Scientist successfully developed a mini-brain in a lab against nature’s law, neural networks found to be functional that produce brain waves. This is very much similar to those observed in premature babies.
Dr Alysson Muotri (biologist and researcher at University of California) said, “We never had a brain organoid that can function like the human brain. The electrical activity of these brain organoids are emitting something we see during normal human development. So, it is a strong indication that what we have should work and function like the human brain.”
Further, he added, it is not a real brain, but a step forward to grow a fully formed and functional human brain in the lab.
How mini-brains created
- These mini-brains also known as brain organoids or cerebral organoids are just pea-sized lumps of cells which are created by culturing “human pluripotent stem cells” in a 3D rotational bioreactor, which can develop into any type of bodily cell or tissue.
- At two months, mini-brains start emitting single frequency sparse electrical activity which has been identified similar to immature human brains.

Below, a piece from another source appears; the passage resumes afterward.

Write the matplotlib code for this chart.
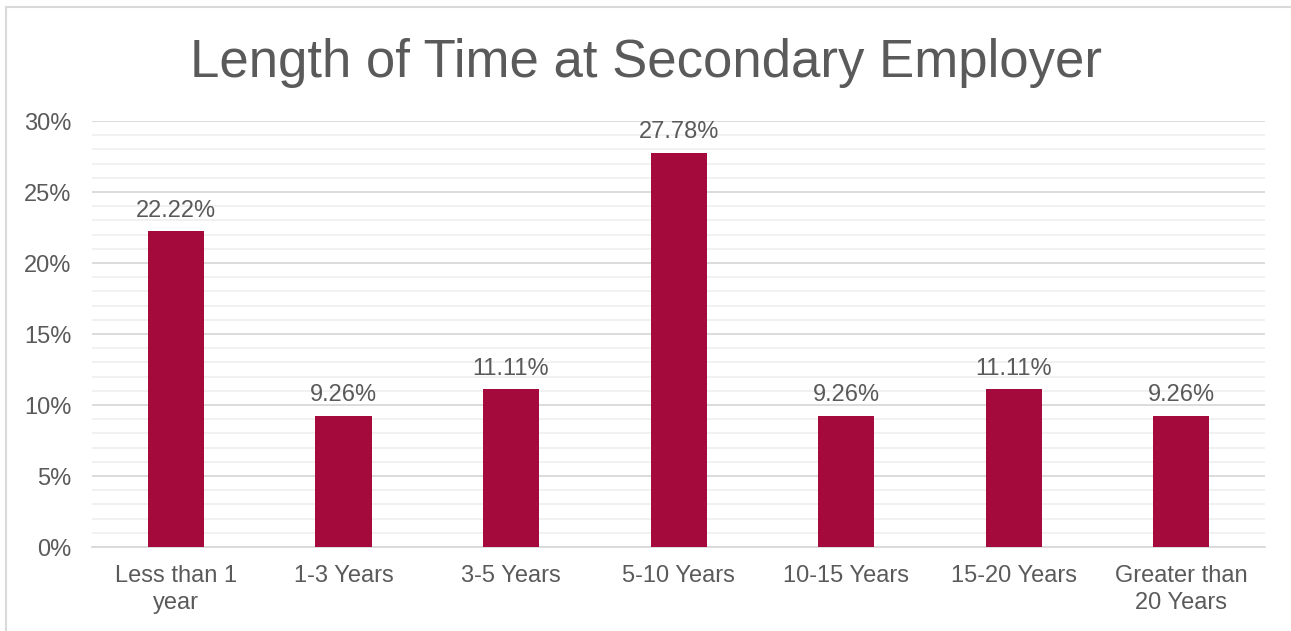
import matplotlib.pyplot as plt
from matplotlib.lines import Line2D
from matplotlib.ticker import MultipleLocator, FuncFormatter

categories = ["Less than 1\nyear", "1-3 Years", "3-5 Years", "5-10 Years",
              "10-15 Years", "15-20 Years", "Greater than\n20 Years"]
values = [22.22, 9.26, 11.11, 27.78, 9.26, 11.11, 9.26]
title = "Length of Time at Secondary Employer"

bar_color = "#A50A3C"
text_color = "#5A5A5A"
major_grid = "#D9D9D9"
minor_grid = "#F0F0F0"

plt.rcParams["font.family"] = ["Liberation Sans", "DejaVu Sans"]

fig = plt.figure(figsize=(12.91, 6.31), dpi=100)
ax = fig.add_axes([0.0713, 0.1331, 0.9087, 0.6751])

x = list(range(len(categories)))
ax.bar(x, values, width=0.335, color=bar_color, zorder=3)

for xi, v in zip(x, values):
    ax.annotate(f"{v:.2f}%", (xi, v), xytext=(0, 7), textcoords="offset points",
                ha="center", va="bottom", fontsize=17, color=text_color)

ax.set_xlim(-0.5, len(categories) - 0.5)
ax.set_ylim(0, 30)
ax.yaxis.set_major_locator(MultipleLocator(5))
ax.yaxis.set_minor_locator(MultipleLocator(1))
ax.yaxis.set_major_formatter(FuncFormatter(lambda v, p: f"{v:.0f}%"))
ax.set_xticks(x)
ax.set_xticklabels(categories, fontsize=17, color=text_color, linespacing=1.3)
ax.tick_params(axis="y", labelsize=17, labelcolor=text_color, length=0, pad=15)
ax.tick_params(axis="y", which="minor", length=0)
ax.tick_params(axis="x", length=0, pad=13)

ax.grid(axis="y", which="major", color=major_grid, linewidth=1.3, zorder=0)
ax.grid(axis="y", which="minor", color=minor_grid, linewidth=1.3, zorder=0)
for s in ["top", "right", "left"]:
    ax.spines[s].set_visible(False)
ax.spines["bottom"].set_color(major_grid)
ax.spines["bottom"].set_linewidth(1.3)

fig.text(0.5, 0.90, title, ha="center", va="center", fontsize=38, color=text_color)

# chart frame edges
fig.add_artist(Line2D([5.5 / 1291, 5.5 / 1291], [0, 1 - 6.5 / 631],
                      transform=fig.transFigure, color=major_grid, linewidth=1.5))
fig.add_artist(Line2D([5.5 / 1291, 1], [1 - 6.5 / 631, 1 - 6.5 / 631],
                      transform=fig.transFigure, color=major_grid, linewidth=1.5))

fig.savefig("out.png", dpi=100, facecolor="white")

- By ten months, mini-brains showed regular brain wave activity, i.e. consistent increase in electrical signals (brain wave activity) actuated by neurons (similar to that of developing brain), these are the signal that neurons had matured and forming networks.

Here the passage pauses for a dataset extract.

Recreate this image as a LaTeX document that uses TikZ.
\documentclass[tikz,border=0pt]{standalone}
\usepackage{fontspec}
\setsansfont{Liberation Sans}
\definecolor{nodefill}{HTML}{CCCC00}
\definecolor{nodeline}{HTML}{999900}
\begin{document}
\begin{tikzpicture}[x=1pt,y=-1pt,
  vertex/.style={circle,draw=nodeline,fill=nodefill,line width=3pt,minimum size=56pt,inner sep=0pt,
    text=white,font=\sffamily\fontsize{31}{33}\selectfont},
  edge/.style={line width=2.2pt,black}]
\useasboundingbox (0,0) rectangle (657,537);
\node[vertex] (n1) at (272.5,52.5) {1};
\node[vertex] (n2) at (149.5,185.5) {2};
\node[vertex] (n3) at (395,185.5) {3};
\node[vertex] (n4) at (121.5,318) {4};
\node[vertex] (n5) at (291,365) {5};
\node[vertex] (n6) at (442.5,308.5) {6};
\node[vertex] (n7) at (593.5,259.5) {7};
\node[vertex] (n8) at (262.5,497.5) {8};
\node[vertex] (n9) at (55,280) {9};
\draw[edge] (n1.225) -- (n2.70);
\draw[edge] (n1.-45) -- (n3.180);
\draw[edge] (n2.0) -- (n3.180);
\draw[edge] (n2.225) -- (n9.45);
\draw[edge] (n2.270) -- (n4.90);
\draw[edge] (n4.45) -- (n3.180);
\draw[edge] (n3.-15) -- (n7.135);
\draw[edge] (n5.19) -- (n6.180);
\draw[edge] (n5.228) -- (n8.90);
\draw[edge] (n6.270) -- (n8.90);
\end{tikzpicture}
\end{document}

Ethical constraints and restrictions
- Not ethical to study an embryonic human brain during pregnancy.
- Relying mostly on animal models which are far from human brains.
- Electrical activity eventually reaches the highest point and then stops in the mini-brains. The reason that Dr Muotri said, the organoids might need more cells or the conditions are not ideal. It needs further inputs to develop networks similar to human brains which require inputs after nine months.

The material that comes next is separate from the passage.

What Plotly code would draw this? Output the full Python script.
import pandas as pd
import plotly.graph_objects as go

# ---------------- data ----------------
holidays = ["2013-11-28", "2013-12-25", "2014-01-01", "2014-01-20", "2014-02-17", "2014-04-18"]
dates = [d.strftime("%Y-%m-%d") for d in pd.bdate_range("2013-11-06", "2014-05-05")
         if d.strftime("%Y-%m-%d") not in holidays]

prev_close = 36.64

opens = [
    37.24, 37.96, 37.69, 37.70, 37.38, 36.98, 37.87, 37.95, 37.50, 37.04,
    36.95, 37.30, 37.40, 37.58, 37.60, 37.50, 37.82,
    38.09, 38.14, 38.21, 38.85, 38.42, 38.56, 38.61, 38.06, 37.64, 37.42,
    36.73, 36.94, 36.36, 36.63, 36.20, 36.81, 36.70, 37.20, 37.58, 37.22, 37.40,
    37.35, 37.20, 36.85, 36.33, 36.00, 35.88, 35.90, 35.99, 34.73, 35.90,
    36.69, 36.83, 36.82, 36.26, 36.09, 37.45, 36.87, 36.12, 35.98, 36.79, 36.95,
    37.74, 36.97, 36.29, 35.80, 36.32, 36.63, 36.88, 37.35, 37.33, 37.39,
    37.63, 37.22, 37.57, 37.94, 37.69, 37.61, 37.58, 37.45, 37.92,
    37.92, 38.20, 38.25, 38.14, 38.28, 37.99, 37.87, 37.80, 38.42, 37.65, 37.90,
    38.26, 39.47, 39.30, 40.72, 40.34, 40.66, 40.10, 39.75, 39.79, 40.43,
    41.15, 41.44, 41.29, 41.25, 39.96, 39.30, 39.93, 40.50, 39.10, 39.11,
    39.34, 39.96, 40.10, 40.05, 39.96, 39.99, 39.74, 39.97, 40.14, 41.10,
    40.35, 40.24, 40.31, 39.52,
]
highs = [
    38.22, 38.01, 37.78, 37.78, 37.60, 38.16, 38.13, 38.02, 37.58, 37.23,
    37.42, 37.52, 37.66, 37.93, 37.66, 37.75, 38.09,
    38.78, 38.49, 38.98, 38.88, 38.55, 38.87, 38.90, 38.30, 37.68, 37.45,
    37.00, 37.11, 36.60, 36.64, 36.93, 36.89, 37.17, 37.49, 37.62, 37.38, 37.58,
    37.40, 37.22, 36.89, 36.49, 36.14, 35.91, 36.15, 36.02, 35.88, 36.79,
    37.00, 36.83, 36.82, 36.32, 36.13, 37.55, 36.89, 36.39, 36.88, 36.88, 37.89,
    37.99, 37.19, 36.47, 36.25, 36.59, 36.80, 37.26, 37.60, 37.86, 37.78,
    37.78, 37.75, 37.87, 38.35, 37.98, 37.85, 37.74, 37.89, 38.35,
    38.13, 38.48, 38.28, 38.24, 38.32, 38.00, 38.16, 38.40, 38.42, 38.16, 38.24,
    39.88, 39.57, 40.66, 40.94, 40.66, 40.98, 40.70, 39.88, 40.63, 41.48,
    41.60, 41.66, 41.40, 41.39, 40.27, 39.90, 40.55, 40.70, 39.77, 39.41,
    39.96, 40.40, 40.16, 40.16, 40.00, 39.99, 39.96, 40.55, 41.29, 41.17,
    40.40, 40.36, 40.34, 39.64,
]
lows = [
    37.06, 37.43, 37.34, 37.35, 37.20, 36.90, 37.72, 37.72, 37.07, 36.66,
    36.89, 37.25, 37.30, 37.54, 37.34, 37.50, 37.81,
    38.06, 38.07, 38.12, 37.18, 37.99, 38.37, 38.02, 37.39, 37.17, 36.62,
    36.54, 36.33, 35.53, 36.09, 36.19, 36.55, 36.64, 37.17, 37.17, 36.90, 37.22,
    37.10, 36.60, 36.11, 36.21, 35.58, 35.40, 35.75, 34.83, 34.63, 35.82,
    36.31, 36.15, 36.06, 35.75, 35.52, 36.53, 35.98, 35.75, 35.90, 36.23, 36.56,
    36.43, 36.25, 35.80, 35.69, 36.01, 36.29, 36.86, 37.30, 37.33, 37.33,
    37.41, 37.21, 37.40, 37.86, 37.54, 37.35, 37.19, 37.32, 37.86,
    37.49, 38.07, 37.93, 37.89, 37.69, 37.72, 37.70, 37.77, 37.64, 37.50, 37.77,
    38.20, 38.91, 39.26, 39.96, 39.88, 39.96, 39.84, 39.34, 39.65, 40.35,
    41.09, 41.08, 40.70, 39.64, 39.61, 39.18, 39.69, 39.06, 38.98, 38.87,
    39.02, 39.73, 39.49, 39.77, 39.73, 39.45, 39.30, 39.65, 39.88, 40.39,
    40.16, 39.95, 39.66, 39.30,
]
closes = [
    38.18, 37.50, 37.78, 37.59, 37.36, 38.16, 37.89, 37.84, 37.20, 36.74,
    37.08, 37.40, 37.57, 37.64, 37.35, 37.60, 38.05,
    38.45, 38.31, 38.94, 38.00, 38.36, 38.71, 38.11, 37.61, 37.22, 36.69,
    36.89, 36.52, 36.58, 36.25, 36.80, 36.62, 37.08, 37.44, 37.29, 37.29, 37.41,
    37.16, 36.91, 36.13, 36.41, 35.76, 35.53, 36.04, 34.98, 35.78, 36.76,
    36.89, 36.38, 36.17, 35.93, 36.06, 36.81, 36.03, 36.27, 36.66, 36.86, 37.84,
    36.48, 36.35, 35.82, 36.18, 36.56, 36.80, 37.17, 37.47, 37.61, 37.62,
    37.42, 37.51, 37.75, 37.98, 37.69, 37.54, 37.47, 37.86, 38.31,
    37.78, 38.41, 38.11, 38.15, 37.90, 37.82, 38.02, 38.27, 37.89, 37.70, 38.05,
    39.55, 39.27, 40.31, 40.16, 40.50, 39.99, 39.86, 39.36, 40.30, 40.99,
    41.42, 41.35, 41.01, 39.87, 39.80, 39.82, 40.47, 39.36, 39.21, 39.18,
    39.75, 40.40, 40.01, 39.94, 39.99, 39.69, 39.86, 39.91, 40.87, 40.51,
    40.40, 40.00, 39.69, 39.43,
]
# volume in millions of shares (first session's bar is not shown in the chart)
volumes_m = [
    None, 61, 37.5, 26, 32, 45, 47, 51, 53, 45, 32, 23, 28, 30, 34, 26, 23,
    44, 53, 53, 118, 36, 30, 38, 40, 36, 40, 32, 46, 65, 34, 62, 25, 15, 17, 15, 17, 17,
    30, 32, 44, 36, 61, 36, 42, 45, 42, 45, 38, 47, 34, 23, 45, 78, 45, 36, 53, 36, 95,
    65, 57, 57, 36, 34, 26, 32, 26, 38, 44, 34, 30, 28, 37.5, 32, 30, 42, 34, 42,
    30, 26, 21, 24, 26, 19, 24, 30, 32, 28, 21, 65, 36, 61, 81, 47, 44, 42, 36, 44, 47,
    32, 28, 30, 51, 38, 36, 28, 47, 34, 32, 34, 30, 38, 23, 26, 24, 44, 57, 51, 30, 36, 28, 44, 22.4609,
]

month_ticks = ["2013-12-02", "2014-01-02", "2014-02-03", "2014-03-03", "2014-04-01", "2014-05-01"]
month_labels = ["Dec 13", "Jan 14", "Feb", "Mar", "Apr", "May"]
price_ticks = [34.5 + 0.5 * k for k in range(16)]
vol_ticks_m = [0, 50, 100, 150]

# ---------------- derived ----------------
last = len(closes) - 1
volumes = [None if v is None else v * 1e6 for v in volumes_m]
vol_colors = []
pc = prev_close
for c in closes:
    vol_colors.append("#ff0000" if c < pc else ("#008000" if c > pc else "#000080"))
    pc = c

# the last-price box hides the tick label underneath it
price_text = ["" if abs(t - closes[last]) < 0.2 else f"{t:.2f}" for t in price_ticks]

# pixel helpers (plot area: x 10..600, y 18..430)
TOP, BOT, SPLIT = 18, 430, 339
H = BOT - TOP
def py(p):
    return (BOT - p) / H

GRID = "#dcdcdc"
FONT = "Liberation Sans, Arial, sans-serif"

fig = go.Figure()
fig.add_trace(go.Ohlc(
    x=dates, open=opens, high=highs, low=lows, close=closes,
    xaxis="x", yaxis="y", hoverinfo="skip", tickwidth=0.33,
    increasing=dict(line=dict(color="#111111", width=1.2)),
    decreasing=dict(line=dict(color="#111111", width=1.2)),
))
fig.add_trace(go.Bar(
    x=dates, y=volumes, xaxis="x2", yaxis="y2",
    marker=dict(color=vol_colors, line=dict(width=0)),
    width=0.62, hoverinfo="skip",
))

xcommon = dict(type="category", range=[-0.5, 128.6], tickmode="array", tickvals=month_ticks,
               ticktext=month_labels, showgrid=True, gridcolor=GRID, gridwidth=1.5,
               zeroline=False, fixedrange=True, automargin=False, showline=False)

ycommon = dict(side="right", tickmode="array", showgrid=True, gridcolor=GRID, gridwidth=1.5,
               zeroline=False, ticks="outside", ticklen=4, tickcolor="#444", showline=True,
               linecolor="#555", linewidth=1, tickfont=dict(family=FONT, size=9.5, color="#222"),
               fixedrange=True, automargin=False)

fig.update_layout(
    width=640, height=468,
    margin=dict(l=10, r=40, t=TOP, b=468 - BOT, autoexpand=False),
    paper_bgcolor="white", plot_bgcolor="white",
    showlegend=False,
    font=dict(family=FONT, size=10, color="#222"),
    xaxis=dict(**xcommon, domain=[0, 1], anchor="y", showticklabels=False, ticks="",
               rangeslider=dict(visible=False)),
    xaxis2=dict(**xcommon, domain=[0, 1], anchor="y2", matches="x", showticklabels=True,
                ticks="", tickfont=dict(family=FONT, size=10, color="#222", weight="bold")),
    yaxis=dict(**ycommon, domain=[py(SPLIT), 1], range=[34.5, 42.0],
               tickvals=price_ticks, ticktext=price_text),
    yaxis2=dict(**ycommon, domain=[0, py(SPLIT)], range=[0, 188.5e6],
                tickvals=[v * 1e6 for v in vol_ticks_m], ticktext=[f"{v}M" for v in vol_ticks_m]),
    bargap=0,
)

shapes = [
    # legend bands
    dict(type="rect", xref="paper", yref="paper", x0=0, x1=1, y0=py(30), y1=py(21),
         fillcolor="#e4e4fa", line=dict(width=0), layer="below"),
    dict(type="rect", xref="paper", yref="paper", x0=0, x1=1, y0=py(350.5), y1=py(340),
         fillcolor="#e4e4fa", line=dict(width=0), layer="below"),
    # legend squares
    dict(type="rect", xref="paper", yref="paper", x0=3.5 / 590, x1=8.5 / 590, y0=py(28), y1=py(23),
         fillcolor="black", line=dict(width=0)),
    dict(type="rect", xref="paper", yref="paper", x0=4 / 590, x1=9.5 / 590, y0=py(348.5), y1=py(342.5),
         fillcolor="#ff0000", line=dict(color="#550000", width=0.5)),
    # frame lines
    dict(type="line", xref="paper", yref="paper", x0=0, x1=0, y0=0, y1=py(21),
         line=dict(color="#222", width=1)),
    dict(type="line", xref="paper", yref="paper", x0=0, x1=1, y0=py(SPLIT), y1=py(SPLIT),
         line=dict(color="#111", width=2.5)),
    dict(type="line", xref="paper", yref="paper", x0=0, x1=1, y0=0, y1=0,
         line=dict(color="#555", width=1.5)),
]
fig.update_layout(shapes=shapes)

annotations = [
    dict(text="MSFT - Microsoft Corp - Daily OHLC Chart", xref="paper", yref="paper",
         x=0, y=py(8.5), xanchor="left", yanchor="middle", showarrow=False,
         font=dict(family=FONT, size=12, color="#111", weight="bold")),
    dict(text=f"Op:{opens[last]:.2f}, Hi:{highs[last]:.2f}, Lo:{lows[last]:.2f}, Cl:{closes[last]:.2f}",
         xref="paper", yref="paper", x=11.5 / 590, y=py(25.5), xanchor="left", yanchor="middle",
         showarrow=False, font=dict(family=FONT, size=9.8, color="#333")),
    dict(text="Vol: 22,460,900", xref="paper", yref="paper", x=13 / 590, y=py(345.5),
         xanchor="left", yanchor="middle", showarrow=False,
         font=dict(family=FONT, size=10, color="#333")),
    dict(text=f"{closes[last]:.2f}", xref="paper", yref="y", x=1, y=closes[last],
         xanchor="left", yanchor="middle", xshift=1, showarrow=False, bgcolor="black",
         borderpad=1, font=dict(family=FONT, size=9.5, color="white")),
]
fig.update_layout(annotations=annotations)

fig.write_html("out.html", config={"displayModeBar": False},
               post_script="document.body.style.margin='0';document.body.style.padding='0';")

- They lack nutrient-delivering vascular systems, which also lacks the different type of cells represented in real human brains.
Future prospects of Brain Organoids
- Mini brains can give scientist a clear picture of human brain development.
- The experiment can have uses for treating neurological and psychiatric disorders like epilepsy, depression, schizophrenia, bipolar disorder, Alzheimer, autism and preterm hypoxia (ischemia).
- This mini-brain can be used to grow specific brain regions and later transplant them to the defective part.
- Organoids can help in studying complex brain tissue and the effects of drugs that can ensure safety and efficacy.
- They can help in studying cell migration.
- Mini-brains can help in studying tissue morphogenesis, i.e. how neural organs form in vertebrates.
- It can help scientists to understand how the human brain learns, store and retain memories, and process information.